What is a High Yield Spread?
The high yield spread is the difference in yield between federal bonds (which offer virtually no default risks) versus the yield on corporate bonds. High Yield bonds (also called junk bonds) are issued by corporations to finance their activities or purchases. However, since their balance sheet is not that great, they have to offer a higher yield to attract investors. This is why we call them High Yield Bond.
Here is an example: if a federal bond offer 3% for 5 years and a company needs financing, it may issue bonds offering a 6% yield. The difference (3%) is called the yield spread. Since the company represents more economic risks than the federal government, it has to offer a higher yield to compensate the investors and encourage them to invest in their bonds instead of the governments.
When the market panics, the High Yield Spread increase
As you can see in the picture above, the difference between provincial bonds / corporate bonds and federal bonds increase significantly during market crisis.
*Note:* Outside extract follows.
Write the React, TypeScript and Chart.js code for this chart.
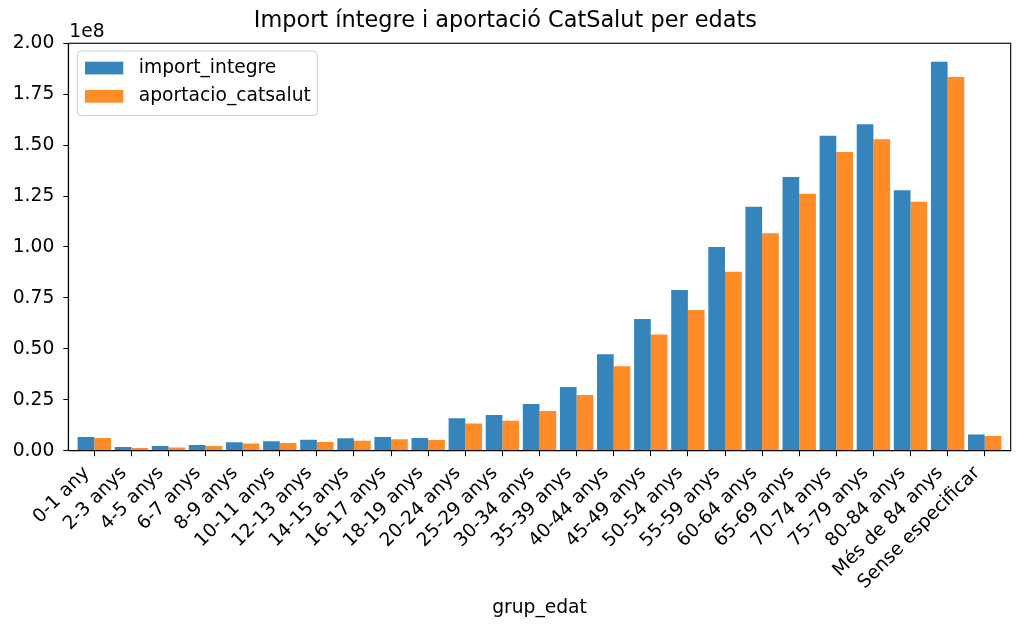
import React, { useEffect, useRef } from "react";
import { Chart, registerables } from "chart.js";

Chart.register(...registerables);

const categories = [
  "0-1 any", "2-3 anys", "4-5 anys", "6-7 anys", "8-9 anys", "10-11 anys",
  "12-13 anys", "14-15 anys", "16-17 anys", "18-19 anys", "20-24 anys",
  "25-29 anys", "30-34 anys", "35-39 anys", "40-44 anys", "45-49 anys",
  "50-54 anys", "55-59 anys", "60-64 anys", "65-69 anys", "70-74 anys",
  "75-79 anys", "80-84 anys", "Més de 84 anys", "Sense especificar",
];

const importIntegre = [
  6.7e6, 1.8e6, 2.3e6, 2.8e6, 4.1e6, 4.6e6, 5.4e6, 6.1e6, 6.7e6, 6.2e6,
  15.9e6, 17.5e6, 22.9e6, 31.3e6, 47.3e6, 64.7e6, 78.9e6, 100.0e6,
  119.8e6, 134.3e6, 154.6e6, 160.3e6, 127.9e6, 190.9e6, 8.0e6,
];

const aportacioCatsalut = [
  6.2e6, 1.3e6, 1.6e6, 2.3e6, 3.5e6, 3.8e6, 4.3e6, 4.9e6, 5.6e6, 5.3e6,
  13.3e6, 14.7e6, 19.5e6, 27.4e6, 41.4e6, 57.0e6, 69.1e6, 87.8e6,
  106.8e6, 126.1e6, 146.6e6, 152.9e6, 122.2e6, 183.5e6, 7.2e6,
];

const seriesNames = ["import_integre", "aportacio_catsalut"];
const seriesColors = ["#3585bc", "#ff8c26"];
const yTicks = [0, 0.25e8, 0.5e8, 0.75e8, 1.0e8, 1.25e8, 1.5e8, 1.75e8, 2.0e8];

const FONT = "'DejaVu Sans', sans-serif";
const FS = 18.7;

const framePlugin = {
  id: "frame",
  afterDraw(chart: any) {
    const { ctx, chartArea } = chart;
    ctx.save();
    ctx.strokeStyle = "#000";
    ctx.lineWidth = 1.1;
    ctx.strokeRect(chartArea.left, chartArea.top, chartArea.right - chartArea.left, chartArea.bottom - chartArea.top);
    // rotated category labels (matplotlib-style: rotated bbox right edge at tick)
    const xs = chart.scales.x;
    ctx.fillStyle = "#000";
    ctx.font = `${FS}px ${FONT}`;
    ctx.textAlign = "right";
    ctx.textBaseline = "middle";
    categories.forEach((c, i) => {
      const px = xs.getPixelForValue(i);
      ctx.save();
      ctx.translate(px - 7.7, chartArea.bottom + 19.5);
      ctx.rotate(-Math.PI / 4);
      ctx.fillText(c, 0, 0);
      ctx.restore();
    });
    // offset text
    ctx.font = `${FS}px ${FONT}`;
    ctx.textAlign = "left";
    ctx.textBaseline = "alphabetic";
    ctx.fillText("1e8", chartArea.left + 1, chartArea.top - 6.5);
    // legend
    const lx = chartArea.left + 9;
    const ly = chartArea.top + 7.7;
    const lw = 240;
    const lh = 64.5;
    ctx.beginPath();
    (ctx as any).roundRect(lx, ly, lw, lh, 4);
    ctx.fillStyle = "rgba(255,255,255,0.8)";
    ctx.fill();
    ctx.strokeStyle = "#cccccc";
    ctx.lineWidth = 1;
    ctx.stroke();
    seriesNames.forEach((name, i) => {
      const cy = ly + 17 + i * 28.3;
      ctx.fillStyle = seriesColors[i];
      ctx.fillRect(lx + 7.7, cy - 6.3, 38.3, 12.7);
      ctx.fillStyle = "#000";
      ctx.font = `${FS}px ${FONT}`;
      ctx.textBaseline = "middle";
      ctx.fillText(name, lx + 61.5, cy);
    });
    ctx.restore();
  },
};

export default function App() {
  const ref = useRef<HTMLCanvasElement>(null);
  useEffect(() => {
    if (!ref.current) return;
    const chart = new Chart(ref.current, {
      type: "bar",
      data: {
        datasets: [importIntegre, aportacioCatsalut].map((vals, k) => ({
          label: seriesNames[k],
          data: vals.map((v, i) => ({ x: i, y: v })),
          backgroundColor: seriesColors[k],
          borderWidth: 0,
          categoryPercentage: 0.9,
          barPercentage: 1.0,
        })),
      },
      options: {
        animation: false,
        responsive: false,
        devicePixelRatio: 1,
        layout: { padding: { top: 0, right: 13.3, left: 0, bottom: 0 } },
        plugins: {
          legend: { display: false },
          tooltip: { enabled: false },
          title: {
            display: true,
            text: "Import íntegre i aportació CatSalut per edats",
            color: "#000",
            font: { family: FONT, size: 22.4, weight: "normal" },
            padding: { top: 8, bottom: 8.4 },
          },
        },
        scales: {
          x: {
            type: "linear",
            min: -0.7,
            max: 24.7,
            offset: false,
            afterFit(scale: any) { scale.height = 183.3; },
            grid: { offset: false, drawOnChartArea: false, drawTicks: true, tickLength: 5.5, tickColor: "#000", color: "#000" },
            border: { display: true, color: "#000", width: 1.1 },
            ticks: {
              display: false,
              stepSize: 1,
              includeBounds: false,
              autoSkip: false,
              maxRotation: 0,
              minRotation: 0,
              callback: (v: any) => categories[v as number] ?? "",
            },
            title: {
              display: true,
              text: "grup_edat",
              color: "#000",
              font: { family: FONT, size: FS },
              padding: { top: 0, bottom: 15 },
            },
          },
          y: {
            min: 0,
            max: 2.0e8,
            afterFit(scale: any) { scale.width = 68.3; },
            afterBuildTicks(scale: any) { scale.ticks = yTicks.map((v) => ({ value: v })); },
            grid: { drawOnChartArea: false, drawTicks: true, tickLength: 5, tickColor: "#000", color: "#000" },
            border: { display: true, color: "#000", width: 1.1 },
            ticks: {
              color: "#000",
              padding: 9,
              font: { family: FONT, size: FS },
              callback: (v: any) => (Number(v) / 1e8).toFixed(2),
            },
          },
        },
      },
      plugins: [framePlugin],
    } as any);
    return () => chart.destroy();
  }, []);
  return (
    <div style={{ position: "absolute", left: 0, top: 0, width: 1024, height: 634, background: "#fff" }}>
      <canvas ref={ref} width={1024} height={634} />
    </div>
  );
}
If you look at the graph in 2008 (credit crunch) and 2002 (world trade center, Tyco, World com and Enron bankdruptcy), you can see that investors request much more yield to compensate the default risk than during good economic period.
The second observation to make is that the high yield spread reduces as the economy is growing (from 2002 to 2007). Therefore, you can find some great trading opportunities by following the high yield spread trend.
How to trade according to the high yield spread?
Instead of selecting your own high yield bonds by looking at company financial statements, you can buy ETF’s related to high yield bonds. Here are 3 major high yield bonds ETF’s on the US market:
JNK (SPDR Capital High Yield)
EMB (ISHARES JP Morgan Emerging Market Bond)
HYG (ISHARES High Yield Corp Bond)
You can trade those ETF’s in any brokerage account. The key point is to trade them when the high yield spread is very high and wait until the economy comes back.